#### [GIVEN REQUEST]
Your task is to repeat all of the material exactly.

#### [DATA]
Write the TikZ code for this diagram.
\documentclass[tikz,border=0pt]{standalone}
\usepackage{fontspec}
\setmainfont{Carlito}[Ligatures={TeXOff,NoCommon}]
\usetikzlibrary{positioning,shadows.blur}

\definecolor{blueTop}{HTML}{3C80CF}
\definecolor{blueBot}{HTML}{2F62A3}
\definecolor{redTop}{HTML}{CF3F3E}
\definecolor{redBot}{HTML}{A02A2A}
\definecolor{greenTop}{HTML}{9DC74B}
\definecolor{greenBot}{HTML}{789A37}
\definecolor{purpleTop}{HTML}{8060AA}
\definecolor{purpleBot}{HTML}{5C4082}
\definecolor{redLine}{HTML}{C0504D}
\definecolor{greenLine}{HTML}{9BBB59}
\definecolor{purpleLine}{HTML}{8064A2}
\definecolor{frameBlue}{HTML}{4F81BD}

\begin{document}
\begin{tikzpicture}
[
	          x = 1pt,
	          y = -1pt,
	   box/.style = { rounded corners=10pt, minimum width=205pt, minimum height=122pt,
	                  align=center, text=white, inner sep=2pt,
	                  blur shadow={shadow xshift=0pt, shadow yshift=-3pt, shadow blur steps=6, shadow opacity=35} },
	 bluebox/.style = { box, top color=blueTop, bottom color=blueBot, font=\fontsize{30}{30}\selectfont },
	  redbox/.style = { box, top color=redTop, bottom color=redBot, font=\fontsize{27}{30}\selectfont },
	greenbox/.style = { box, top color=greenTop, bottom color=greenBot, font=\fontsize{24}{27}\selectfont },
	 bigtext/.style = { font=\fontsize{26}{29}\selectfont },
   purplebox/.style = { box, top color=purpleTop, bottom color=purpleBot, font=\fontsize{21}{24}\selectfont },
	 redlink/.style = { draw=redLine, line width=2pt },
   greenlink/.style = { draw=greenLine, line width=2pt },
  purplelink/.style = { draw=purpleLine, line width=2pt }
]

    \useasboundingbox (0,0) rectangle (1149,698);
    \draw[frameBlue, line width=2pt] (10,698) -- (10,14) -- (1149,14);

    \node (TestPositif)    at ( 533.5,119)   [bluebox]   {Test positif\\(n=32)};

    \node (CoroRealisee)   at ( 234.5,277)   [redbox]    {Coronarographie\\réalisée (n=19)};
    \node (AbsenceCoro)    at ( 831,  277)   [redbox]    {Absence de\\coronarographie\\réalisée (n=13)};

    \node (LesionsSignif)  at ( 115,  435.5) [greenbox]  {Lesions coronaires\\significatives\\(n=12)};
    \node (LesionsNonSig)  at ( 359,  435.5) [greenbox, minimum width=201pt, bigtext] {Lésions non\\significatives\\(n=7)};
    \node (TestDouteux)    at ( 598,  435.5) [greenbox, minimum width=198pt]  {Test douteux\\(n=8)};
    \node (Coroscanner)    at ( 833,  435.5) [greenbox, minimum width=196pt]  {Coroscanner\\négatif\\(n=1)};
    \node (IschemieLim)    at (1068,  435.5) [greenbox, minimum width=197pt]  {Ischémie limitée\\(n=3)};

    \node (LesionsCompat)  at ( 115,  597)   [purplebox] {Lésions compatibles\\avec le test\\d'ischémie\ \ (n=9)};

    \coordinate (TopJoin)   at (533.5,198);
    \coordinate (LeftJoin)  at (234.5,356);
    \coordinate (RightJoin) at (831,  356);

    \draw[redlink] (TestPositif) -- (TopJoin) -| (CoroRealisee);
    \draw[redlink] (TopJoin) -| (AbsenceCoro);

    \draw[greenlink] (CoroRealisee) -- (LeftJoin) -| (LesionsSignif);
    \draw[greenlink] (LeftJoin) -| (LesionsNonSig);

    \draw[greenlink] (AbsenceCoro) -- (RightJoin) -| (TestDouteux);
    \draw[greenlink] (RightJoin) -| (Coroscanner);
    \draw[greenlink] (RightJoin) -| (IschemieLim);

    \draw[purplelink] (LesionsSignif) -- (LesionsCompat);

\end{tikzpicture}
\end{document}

#### [FINISHED EXERCISE]
Write the TikZ code for this diagram.
\documentclass[tikz,border=0pt]{standalone}
\usepackage{fontspec}
\setmainfont{Carlito}[Ligatures={TeXOff,NoCommon}]
\usetikzlibrary{positioning,shadows.blur}

\definecolor{blueTop}{HTML}{3C80CF}
\definecolor{blueBot}{HTML}{2F62A3}
\definecolor{redTop}{HTML}{CF3F3E}
\definecolor{redBot}{HTML}{A02A2A}
\definecolor{greenTop}{HTML}{9DC74B}
\definecolor{greenBot}{HTML}{789A37}
\definecolor{purpleTop}{HTML}{8060AA}
\definecolor{purpleBot}{HTML}{5C4082}
\definecolor{redLine}{HTML}{C0504D}
\definecolor{greenLine}{HTML}{9BBB59}
\definecolor{purpleLine}{HTML}{8064A2}
\definecolor{frameBlue}{HTML}{4F81BD}

\begin{document}
\begin{tikzpicture}
[
	          x = 1pt,
	          y = -1pt,
	   box/.style = { rounded corners=10pt, minimum width=205pt, minimum height=122pt,
	                  align=center, text=white, inner sep=2pt,
	                  blur shadow={shadow xshift=0pt, shadow yshift=-3pt, shadow blur steps=6, shadow opacity=35} },
	 bluebox/.style = { box, top color=blueTop, bottom color=blueBot, font=\fontsize{30}{30}\selectfont },
	  redbox/.style = { box, top color=redTop, bottom color=redBot, font=\fontsize{27}{30}\selectfont },
	greenbox/.style = { box, top color=greenTop, bottom color=greenBot, font=\fontsize{24}{27}\selectfont },
	 bigtext/.style = { font=\fontsize{26}{29}\selectfont },
   purplebox/.style = { box, top color=purpleTop, bottom color=purpleBot, font=\fontsize{21}{24}\selectfont },
	 redlink/.style = { draw=redLine, line width=2pt },
   greenlink/.style = { draw=greenLine, line width=2pt },
  purplelink/.style = { draw=purpleLine, line width=2pt }
]

    \useasboundingbox (0,0) rectangle (1149,698);
    \draw[frameBlue, line width=2pt] (10,698) -- (10,14) -- (1149,14);

    \node (TestPositif)    at ( 533.5,119)   [bluebox]   {Test positif\\(n=32)};

    \node (CoroRealisee)   at ( 234.5,277)   [redbox]    {Coronarographie\\réalisée (n=19)};
    \node (AbsenceCoro)    at ( 831,  277)   [redbox]    {Absence de\\coronarographie\\réalisée (n=13)};

    \node (LesionsSignif)  at ( 115,  435.5) [greenbox]  {Lesions coronaires\\significatives\\(n=12)};
    \node (LesionsNonSig)  at ( 359,  435.5) [greenbox, minimum width=201pt, bigtext] {Lésions non\\significatives\\(n=7)};
    \node (TestDouteux)    at ( 598,  435.5) [greenbox, minimum width=198pt]  {Test douteux\\(n=8)};
    \node (Coroscanner)    at ( 833,  435.5) [greenbox, minimum width=196pt]  {Coroscanner\\négatif\\(n=1)};
    \node (IschemieLim)    at (1068,  435.5) [greenbox, minimum width=197pt]  {Ischémie limitée\\(n=3)};

    \node (LesionsCompat)  at ( 115,  597)   [purplebox] {Lésions compatibles\\avec le test\\d'ischémie\ \ (n=9)};

    \coordinate (TopJoin)   at (533.5,198);
    \coordinate (LeftJoin)  at (234.5,356);
    \coordinate (RightJoin) at (831,  356);

    \draw[redlink] (TestPositif) -- (TopJoin) -| (CoroRealisee);
    \draw[redlink] (TopJoin) -| (AbsenceCoro);

    \draw[greenlink] (CoroRealisee) -- (LeftJoin) -| (LesionsSignif);
    \draw[greenlink] (LeftJoin) -| (LesionsNonSig);

    \draw[greenlink] (AbsenceCoro) -- (RightJoin) -| (TestDouteux);
    \draw[greenlink] (RightJoin) -| (Coroscanner);
    \draw[greenlink] (RightJoin) -| (IschemieLim);

    \draw[purplelink] (LesionsSignif) -- (LesionsCompat);

\end{tikzpicture}
\end{document}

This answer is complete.